The market movers’ job is buying and selling shares on companies. They follow the story with a little financial advice: want riches, invest cash in the Bytopian Merchant Company. The trick to making cash, they point out, is to follow the hot trends, find out who is moving those trends, and invest like crazy. If the company succeeds, they pay out a dividend. Sometimes the dividend is in cash, but usually it’s in stuff. And there’s nothing a berk in Sigil likes more than stuff.
Don’t, they point out, ship goods across downtown Sigil. Don’t be the tiny bison guy. Use the gate towns. That’s what they’re for – so to speak. Build up big warehouse networks, find goods on Planes, and move in bulk. Bulk is where the big money is at. No one makes a fat payday on selling single antiquities found on the Planes. Sure, that’s a way to make a single sale of a lifetime, but that has limitations. Scale is the way to go.
The Bytopian Merchant Company has a line, the market movers say, on some Elysian Sheep. Cloaks made of Elysian Wool are hot hot hot in the Lady’s Ward this season. Rumor has it the Lady of Pain herself wants one although that’s unlikely because if she told anybody that they’d be catatonic right now. But the Factols are one-upping each other and they set the Sigil fashion trends.
Instead of the poor idiot who tried to herd edible cash across the Hive, the Bytopian Merchant Company plans to drive their sheep from Elysium, through Ecstasy, to mass herding pens outside Automata. There’s another company, the Mechanus Wool and Thread Company, with line on some factory just past the Mechanus Gate to turns sheep wool into wool cloth. The Bytopian Merchant Company will transport product to Sigil and sell finished cloth to the clothing artisans in the Clerk’s Ward. Everyone wins.

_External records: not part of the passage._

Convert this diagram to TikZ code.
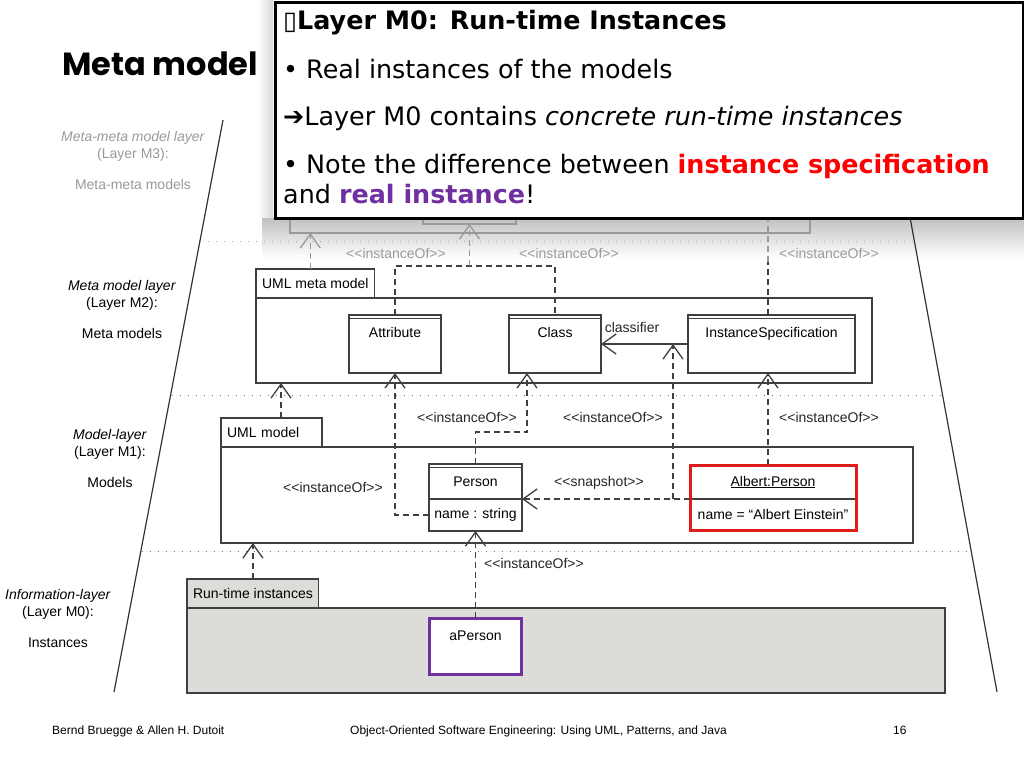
\documentclass[tikz,border=0pt]{standalone}
\usepackage{fontspec}
\setmainfont{Liberation Sans}
\newfontfamily\popfont{DejaVu Sans}
\newfontfamily\titlefont{Poppins}
\usepackage{xcolor}
\usepackage{tikz}
\usetikzlibrary{positioning,arrows.meta}

\definecolor{umlline}{HTML}{404040}
\definecolor{fadegray}{HTML}{9A9A9A}
\definecolor{specred}{HTML}{E01B1B}
\definecolor{textred}{HTML}{FF0000}
\definecolor{realpurple}{HTML}{7030A0}
\definecolor{rtfill}{HTML}{DCDCD8}
\newcommand\stereo[1]{<\kern0pt<#1>\kern0pt>}

\begin{document}
\begin{tikzpicture}[x=1pt,y=-1pt,
font=\fontsize{14}{17}\selectfont,
pkg/.style={draw=umlline,line width=1.3pt,rectangle,anchor=north west,inner sep=0pt,outer sep=0pt},
tab/.style={draw=umlline,line width=1.3pt,rectangle,anchor=south west,minimum height=29pt,inner xsep=6pt,inner ysep=0pt,outer sep=0pt,align=left},
cls/.style={draw=umlline,line width=1.3pt,rectangle,inner sep=0pt,outer sep=0pt},
umlcls/.style={cls,path picture={\draw[umlline,line width=1pt]
    ([yshift=-3pt]path picture bounding box.north west) -- ([yshift=-3pt]path picture bounding box.north east);}},
clsname/.style={anchor=north,yshift=-9pt},
dep/.style={draw=umlline,line width=1.3pt,dash pattern=on 6pt off 4pt,-{Straight Barb[length=14pt,width=20pt]}},
depline/.style={draw=umlline,line width=1.3pt,dash pattern=on 6pt off 4pt},
stereotxt/.style={text=black!85,inner sep=0pt},
layersep/.style={draw=black!55,line width=1pt,dash pattern=on 1pt off 7pt},
layertxt/.style={align=center,anchor=north,inner sep=0pt},
popline/.style={anchor=base west,inner sep=0pt,font=\popfont\fontsize{25.4}{30}\selectfont}]

\useasboundingbox (0,0) rectangle (1024,768);
\fill[white] (0,0) rectangle (1024,768);

% shadow of the popup
\shade[top color=black!25,bottom color=white] (262,217) rectangle (1024,258);
\shade[left color=white,right color=black!15] (258,0) rectangle (273,217);

% layer borders
\draw[layersep,draw=black!35] (200,241) -- (914,241);
\draw[layersep] (172,395) -- (942,395);
\draw[layersep] (142,551) -- (970,551);
\draw[black!80,line width=1.2pt] (223,120) -- (114,692);
\draw[black!80,line width=1.2pt] (905,190) -- (997,692);

% layer names
\node[layertxt,text=fadegray] (m3txt) at (133,131) {\textit{Meta-meta model layer}\\(Layer M3):\\[14pt]Meta-meta models};
\node[layertxt] (m2txt) at (122,280) {\textit{Meta model layer}\\(Layer M2):\\[14pt]Meta models};
\node[layertxt] (m1txt) at (110,429) {\textit{Model-layer}\\(Layer M1):\\[14pt]Models};
\node[layertxt] (m0txt) at (58,589) {\textit{Information-layer}\\(Layer M0):\\[14pt]Instances};

% M3 (faded)
\node[pkg,draw=fadegray,minimum width=520pt,minimum height=100pt] (m3pkg) at (290,133) {};
\node[cls,draw=fadegray,minimum width=93pt,minimum height=60pt,anchor=south] (m3cls) at (469.5,224) {};

% M2
\node[pkg,minimum width=616pt,minimum height=85pt] (metapkg) at (256,298) {};
\node[tab] (metatab) at (metapkg.north west) {UML meta model};
\node[umlcls,minimum width=92pt,minimum height=58pt,label={[clsname]north:Attribute}] (attr) at (395,344) {};
\node[umlcls,minimum width=92pt,minimum height=58pt,label={[clsname]north:Class}] (class) at (555,344) {};
\node[umlcls,minimum width=167pt,minimum height=58pt,label={[clsname]north:InstanceSpecification}] (instspec) at (771.5,344) {};
\draw[umlline,line width=1.3pt,-{Straight Barb[length=14pt,width=20pt]}] (instspec.west) -- (class.east);
\node[stereotxt] (clsfr) at (632,327) {classifier};

% M1
\node[pkg,minimum width=692pt,minimum height=96pt] (modelpkg) at (221,447) {};
\node[tab,text width=89pt] (modeltab) at (modelpkg.north west) {UML model};
\node[umlcls,minimum width=93pt,minimum height=35pt] (personhead) at (475.5,481.5) {Person};
\node[cls,minimum width=93pt,minimum height=32pt,below=0pt of personhead] (personattr) {name : string};
\node[cls,minimum width=166pt,minimum height=34pt] (alberthead) at (773,482) {\underline{Albert:Person}};
\node[cls,minimum width=166pt,minimum height=31pt,below=0pt of alberthead] (albertattr) {name = “Albert Einstein”};
\draw[specred,line width=3pt] (alberthead.north west) rectangle (albertattr.south east);

% M0
\node[pkg,fill=rtfill,minimum width=758pt,minimum height=85pt] (runpkg) at (187,608) {};
\node[tab,fill=rtfill] (runtab) at (runpkg.north west) {Run-time instances};
\node[cls,draw=realpurple,line width=3pt,fill=white,minimum width=92pt,minimum height=56pt,
    label={[clsname]north:aPerson}] (aperson) at (475.5,646) {};

% instanceOf links
\coordinate (metaup) at ([xshift=-5pt]metatab.north);
\coordinate (modelup) at ([xshift=9.5pt]modeltab.north);
\coordinate (specup) at ([xshift=-3.5pt]instspec.north);
\coordinate (specjoin) at ([xshift=-5pt]alberthead.north);
\coordinate (clsjoin) at ([xshift=-28pt]class.south);
\coordinate (snapjoin) at ([xshift=-17pt]albertattr.north west);

\draw[dep,draw=fadegray] (metaup) -- (metaup |- m3pkg.south);
\draw[depline] (attr.north) -- ++(0,-49) coordinate (metajoin) -| (class.north);
\draw[dep,draw=fadegray] (metajoin -| m3cls.south) -- (m3cls.south);
\draw[depline] (specup) -- ++(0,-53);
\draw[depline,draw=fadegray] (specup) ++(0,-53) -- ++(0,-120);
\draw[dep] (modelup) -- (modelup |- metapkg.south);
\draw[dep] (personattr.west) -| (attr.south);
\draw[dep] (personhead.north) -- ++(0,-32) -| (clsjoin);
\draw[dep] (albertattr.north west) -- (personattr.north east);
\draw[dep] (snapjoin) -- (snapjoin |- instspec.west);
\draw[dep] (specjoin) -- (specjoin |- instspec.south);
\draw[dep] (runtab.north) -- (runtab.north |- modelpkg.south);
\draw[dep] (aperson.north) -- (personattr.south);

\node[stereotxt,text=fadegray] (io1) at (396,253) {\stereo{instanceOf}};
\node[stereotxt,text=fadegray] (io2) at (569,253) {\stereo{instanceOf}};
\node[stereotxt,text=fadegray] (io3) at (829,253) {\stereo{instanceOf}};
\node[stereotxt] (io4) at (467,417) {\stereo{instanceOf}};
\node[stereotxt] (io5) at (613,417) {\stereo{instanceOf}};
\node[stereotxt] (io6) at (829,417) {\stereo{instanceOf}};
\node[stereotxt] (io7) at (333,487) {\stereo{instanceOf}};
\node[stereotxt] (snap) at (599,483) {\stereo{snapshot}};
\node[stereotxt] (io8) at (534,563) {\stereo{instanceOf}};

% popup
\node[draw=black,line width=3pt,fill=white,anchor=north west,minimum width=748pt,minimum height=215pt,inner sep=0pt] (popup) at (273.5,1.5) {};
\node[popline] (popa) at (283,30) {\bfseries ▯Layer M0: Run-time Instances};
\node[popline] (popb) at (283,78) {• Real instances of the models};
\node[popline] (popc) at (283,125) {\textbf{➔}Layer M0 contains \textit{concrete run-time instances}};
\node[popline] (popd) at (283,173) {• Note the difference between \textcolor{textred}{\bfseries instance specification}};
\node[popline] (pope) at (283,203) {and \textcolor{realpurple}{\bfseries real instance}!};

% title and footer
\node[anchor=base west,inner sep=0pt,font=\titlefont\bfseries\fontsize{32}{36}\selectfont] (title) at (62,75) {Meta model};
\node[anchor=base west,inner sep=0pt,font=\fontsize{12}{14}\selectfont] (authors) at (52,734) {Bernd Bruegge \& Allen H. Dutoit};
\node[anchor=base west,inner sep=0pt,font=\fontsize{12}{14}\selectfont] (book) at (350,734) {Object-Oriented Software Engineering: Using UML, Patterns, and Java};
\node[anchor=base west,inner sep=0pt,font=\fontsize{12}{14}\selectfont] (pageno) at (893,734) {16};
\end{tikzpicture}
\end{document}
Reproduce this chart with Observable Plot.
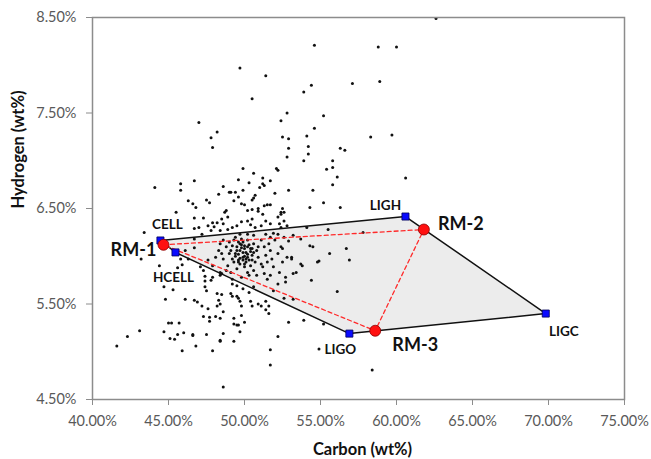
<!DOCTYPE html>
<html><head><meta charset="utf-8">
<script src="https://cdn.jsdelivr.net/npm/d3@7"></script>
<script src="https://cdn.jsdelivr.net/npm/@observablehq/plot@0.6"></script>
<style>
body{margin:0;background:#fff;}
#chart svg{font-family:Lato,"Open Sans",sans-serif;background:#fff;}
</style></head><body><div id="chart"></div>
<script>
// Samples: [carbon wt%, hydrogen wt%]
const samples = [
[62.6,8.49],[54.6,8.21],[58.8,8.19],[60.0,8.19],[49.7,7.97],[51.4,7.89],[50.5,7.65],[57.1,7.81],[58.9,7.83],[54.4,7.79],
[53.9,7.72],[47.0,7.40],[48.2,7.30],[47.8,7.24],[47.9,7.14],[52.8,7.50],[52.4,7.42],[55.2,7.47],[54.6,7.34],[54.1,7.26],
[52.5,7.25],[52.9,7.23],[52.9,7.13],[54.2,7.15],[54.2,7.07],[52.8,7.04],[53.9,7.00],[58.3,7.25],[59.7,7.27],[56.3,7.13],
[56.6,7.11],[55.8,7.00],[55.8,6.93],[55.4,6.91],[56.1,6.83],[55.8,6.75],[60.6,6.82],[49.9,6.92],[50.6,6.87],[52.1,6.92],
[52.2,6.90],[51.2,6.82],[51.7,6.79],[49.6,6.80],[50.3,6.77],[51.2,6.76],[51.3,6.74],[51.0,6.72],[48.6,6.73],[46.7,6.79],
[45.8,6.76],[44.1,6.72],[52.9,6.69],[54.5,6.69],[54.3,6.51],[55.2,6.56],[56.3,6.51],[52.4,6.46],[52.6,6.46],
[45.5,6.46],[46.3,6.58],[46.6,6.55],[46.8,6.51],[47.5,6.59],[47.7,6.56],[48.3,6.65],[49.0,6.67],[49.1,6.67],[49.4,6.67],
[49.6,6.62],[49.9,6.69],[49.3,6.58],[49.8,6.55],[50.0,6.54],[50.7,6.64],[50.6,6.61],[50.5,6.59],[50.9,6.50],[51.3,6.53],
[51.5,6.54],[51.7,6.54],[52.0,6.66],[48.8,6.48],[48.7,6.46],[50.2,6.48],[50.5,6.49],[50.9,6.47],[51.2,6.44],[48.9,6.41],
[46.7,6.40],[47.3,6.40],
[47.6,6.32],[47.9,6.35],[48.0,6.31],[48.2,6.35],[48.5,6.39],[50.5,6.39],[52.2,6.41],[52.4,6.44],[52.5,6.50],[52.6,6.37],
[52.3,6.34],[51.7,6.34],[51.4,6.37],[51.1,6.32],[50.7,6.30],[50.4,6.33],[50.2,6.37],[49.8,6.36],[49.5,6.32],[49.2,6.30],
[48.9,6.28],[48.6,6.34],[48.4,6.27],[47.8,6.27],[47.2,6.23],
[48.4,6.13],[48.6,6.17],[48.8,6.10],[49.0,6.15],[49.1,6.06],[49.2,6.11],[49.3,6.17],[49.4,6.03],[49.5,6.10],[49.6,6.15],
[49.7,6.06],[49.9,5.99],[50.0,6.11],[50.1,6.04],[50.2,6.17],[50.3,5.96],[50.4,6.08],[50.5,6.01],[50.6,6.13],[50.7,5.94],
[50.8,6.06],[50.9,5.99],[51.1,6.17],[51.2,5.89],[51.3,6.10],[51.4,6.01],[51.5,5.94],[51.6,6.13],[51.7,6.06],[51.8,5.97],
[51.9,5.89],[52.0,6.17],[52.2,6.03],[52.3,5.83],[52.4,6.10],[52.5,5.94],[52.6,6.20],[52.7,5.78],[52.8,5.99],[48.6,5.97],
[48.9,5.90],[49.1,5.83],[49.3,5.94],[49.5,5.87],[49.7,5.92],[50.0,5.89],[50.2,5.83],[50.4,5.90],[50.6,5.85],[50.8,5.80],
[51.1,5.92],[51.3,5.82],[51.5,5.76],[51.7,5.80],[48.5,6.03],[48.3,6.06],[49.2,5.97],[49.6,5.96],[50.1,5.94],[50.5,5.96],
[50.9,6.10],[50.2,5.99],[49.8,6.18],[50.6,6.04],[49.4,6.20],[49.0,6.03],[48.1,5.99],[47.9,5.90],[47.6,5.96],[47.3,5.85],
[47.1,5.89],[48.4,5.83],[51.7,6.20],[52.2,6.23],[50.6,6.22],[51.4,6.23],[50.2,6.23],[49.7,6.23],
[49.6,6.02],[49.9,6.04],[50.0,6.08],[49.8,6.12],[50.2,6.02],[49.7,5.98],[50.1,5.97],[49.9,6.15],[50.3,6.12],[49.5,6.06],
[50.4,6.05],[49.8,6.09],[50.0,6.00],[49.7,6.13],[50.2,6.10],[49.6,5.94],[50.0,5.92],[49.4,6.00],[50.5,6.08],[49.9,5.96],
[43.4,6.25],[46.7,6.29],[47.0,6.30],[46.7,6.18],[46.7,6.09],[46.1,6.06],[46.3,5.97],[45.8,5.97],[45.8,6.69],[43.2,5.97],
[47.4,5.68],[47.5,5.64],[48.8,5.85],[49.2,5.71],
[52.9,5.31],[53.9,5.33],[55.2,5.29],[52.2,5.16],[54.9,5.03],[58.4,4.81],[56.1,5.63],[54.4,5.75],[56.9,5.96],[55.6,6.03],
[56.7,6.08],[54.8,5.94],[54.9,5.95],[54.3,6.11],[54.5,6.10],[57.8,6.25],[55.5,6.28],[54.1,6.30],[53.1,5.97],[53.7,5.92],
[53.8,5.90],[53.4,5.83],[53.2,5.82],[53.1,5.99],[52.7,5.73],[53.2,5.55],[52.6,5.56],[52.2,5.71],[51.9,5.64],[52.5,6.08],
[52.9,6.16],[53.2,6.22],[53.7,6.18],[51.9,6.24],[52.4,6.30],[52.8,6.32],
[44.4,5.90],[45.6,5.88],[45.9,5.91],[47.4,5.79],[47.4,5.74],[47.9,5.78],[47.8,5.75],[44.7,5.68],[45.3,5.65],[44.8,5.55],
[46.1,5.55],[46.7,5.54],[46.9,5.52],[47.2,5.48],[47.6,5.45],[48.2,5.61],[48.5,5.60],[48.3,5.54],[48.4,5.50],[48.2,5.48],
[48.6,5.42],[49.1,5.61],[49.2,5.58],[49.5,5.58],[49.6,5.56],[49.7,5.53],[49.8,5.48],[50.4,5.53],[50.5,5.48],[50.9,5.50],
[51.1,5.48],[51.6,5.48],[51.4,5.44],[51.6,5.40],[47.3,5.37],[47.7,5.36],[48.1,5.37],[48.4,5.35],[47.7,5.32],[49.3,5.35],
[49.8,5.38],[49.3,5.29],[49.5,5.28],[49.6,5.28],[50.0,5.31],[49.7,5.21],[48.6,5.19],[49.3,5.11],[48.4,5.12],[48.4,5.11],
[47.5,5.18],[46.8,5.06],[47.9,5.01],[46.6,5.18],[46.6,5.17],[46.0,5.20],[45.6,5.18],[45.4,5.13],[45.1,5.14],[44.7,5.21],
[45.0,5.30],[45.2,5.30],[45.7,5.30],[45.9,5.01],[43.1,5.22],[42.3,5.16],[41.6,5.06],[51.7,5.02],[51.7,4.86],[48.6,4.63],
[49.8,5.78],[50.3,5.80],[49.5,5.69],[49.9,5.66],[50.3,5.62],[50.6,5.68],[51.4,5.53],[49.2,5.76],[48.5,5.82],[48.4,5.80]
];

// Pure components (blue squares)
const compNames    = ["CELL", "HCELL", "LIGO", "LIGC", "LIGH"];
const compCarbon   = [44.47, 45.46, 56.9, 69.82, 60.59];
const compHydrogen = [6.165, 6.04, 5.19, 5.40, 6.416];
// Hull drawing order
const hullOrder = ["CELL", "LIGH", "LIGC", "LIGO", "HCELL"];

// Reference mixtures (red circles)
const rmNames    = ["RM-1", "RM-2", "RM-3"];
const rmCarbon   = [44.67, 61.8, 58.6];
const rmHydrogen = [6.12, 6.28, 5.22];

const xTicks = [40, 45, 50, 55, 60, 65, 70, 75];
const yTicks = [4.5, 5.5, 6.5, 7.5, 8.5];

const pts = samples.map(([c, h]) => ({c, h}));
const comps = compNames.map((n, i) => ({n, c: compCarbon[i], h: compHydrogen[i]}));
const hull = hullOrder.map(n => comps.find(d => d.n === n));
const rms = rmNames.map((n, i) => ({n, c: rmCarbon[i], h: rmHydrogen[i]}));

const labelOffsets = {
  "CELL": [7, -16], "HCELL": [-2, 25], "LIGO": [-9, 16], "LIGC": [18, 18], "LIGH": [-20, -11],
  "RM-1": [-30, 5], "RM-2": [37, -5], "RM-3": [40, 14]
};
const pctFmt = d => d.toFixed(2) + "%";

const compLabels = comps.map(d => Plot.text([d], {x: "c", y: "h", text: "n", dx: labelOffsets[d.n][0], dy: labelOffsets[d.n][1],
  fontSize: 13.5, fontWeight: "bold", fill: "#111"}));
const rmLabels = rms.map(d => Plot.text([d], {x: "c", y: "h", text: "n", dx: labelOffsets[d.n][0], dy: labelOffsets[d.n][1],
  fontSize: 18, fontWeight: "bold", fill: "#111"}));

const chart = Plot.plot({
  width: 651, height: 459,
  marginLeft: 92, marginRight: 27, marginTop: 17, marginBottom: 60,
  style: {fontFamily: "Lato, 'Open Sans', sans-serif", background: "#fff"},
  x: {domain: [40, 75], label: null},
  y: {domain: [4.5, 8.5], label: null},
  marks: [
    Plot.line(hull, {x: "c", y: "h", curve: "linear-closed", fill: "#ececec", stroke: "none"}),
    Plot.dot(pts, {x: "c", y: "h", r: 1.5, fill: "#111", stroke: "none"}),
    Plot.line(hull, {x: "c", y: "h", curve: "linear-closed", stroke: "#111", strokeWidth: 1.5}),
    Plot.line(rms, {x: "c", y: "h", curve: "linear-closed", stroke: "#ff2a2a", strokeWidth: 1.3, strokeDasharray: "4,3"}),
    Plot.dot(comps, {x: "c", y: "h", symbol: "square", r: 4, fill: "#0a0aff", stroke: "#00005a", strokeWidth: 0.8}),
    Plot.dot(rms, {x: "c", y: "h", r: 5.5, fill: "#ff1010", stroke: "#8a0000", strokeWidth: 0.8}),
    ...compLabels,
    ...rmLabels,
    Plot.frame({stroke: "#8c8c8c", strokeWidth: 1.5}),
    Plot.axisX(xTicks, {tickSize: 6, tickPadding: 10, tickFormat: pctFmt, fontSize: 14.5, fill: "#595959", stroke: "#8c8c8c", label: null}),
    Plot.axisY(yTicks, {tickSize: 6, tickPadding: 10, tickFormat: pctFmt, fontSize: 14.5, fill: "#595959", stroke: "#8c8c8c", label: null}),
    Plot.text(["Carbon (wt%)"], {frameAnchor: "bottom", dx: 4, dy: 55, fontSize: 16.5, fontWeight: "bold", fill: "#111"}),
    Plot.text(["Hydrogen (wt%)"], {frameAnchor: "left", dx: -74, rotate: -90, fontSize: 16.5, fontWeight: "bold", fill: "#111"})
  ]
});
document.getElementById("chart").appendChild(chart);
</script>
</body></html>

It’s a good bet, going to make a ton of cash, the market movers say. Those berks only need to get their sheep across the Outlands. Sure… that’s not dangerous at all. If you want, you can buy in now, in the bar. They can close the deal. Buy some shares, invest… and the market movers will talk up your investment on the floor of the Great Sigil Trading House guaranteeing a return.
The Great Sigil Trading House
The Great Sigil Trading House sits on the border of the Merchant’s Ward and the Clerk’s Ward. This enormous building nestles comfortably between a convenient Clerk’s Row for all the notary needs and the shiny new Bank of Sigil where people convert their cash to credit. The Trading House main floor is a huge, open space regularly marked with load-bearing pillars. The Trading House designers painted an identifying number on each pillar. This number might be cloth. Another number might be grain. Toward the back of the open hall stands the pillar for stock speculation. #56.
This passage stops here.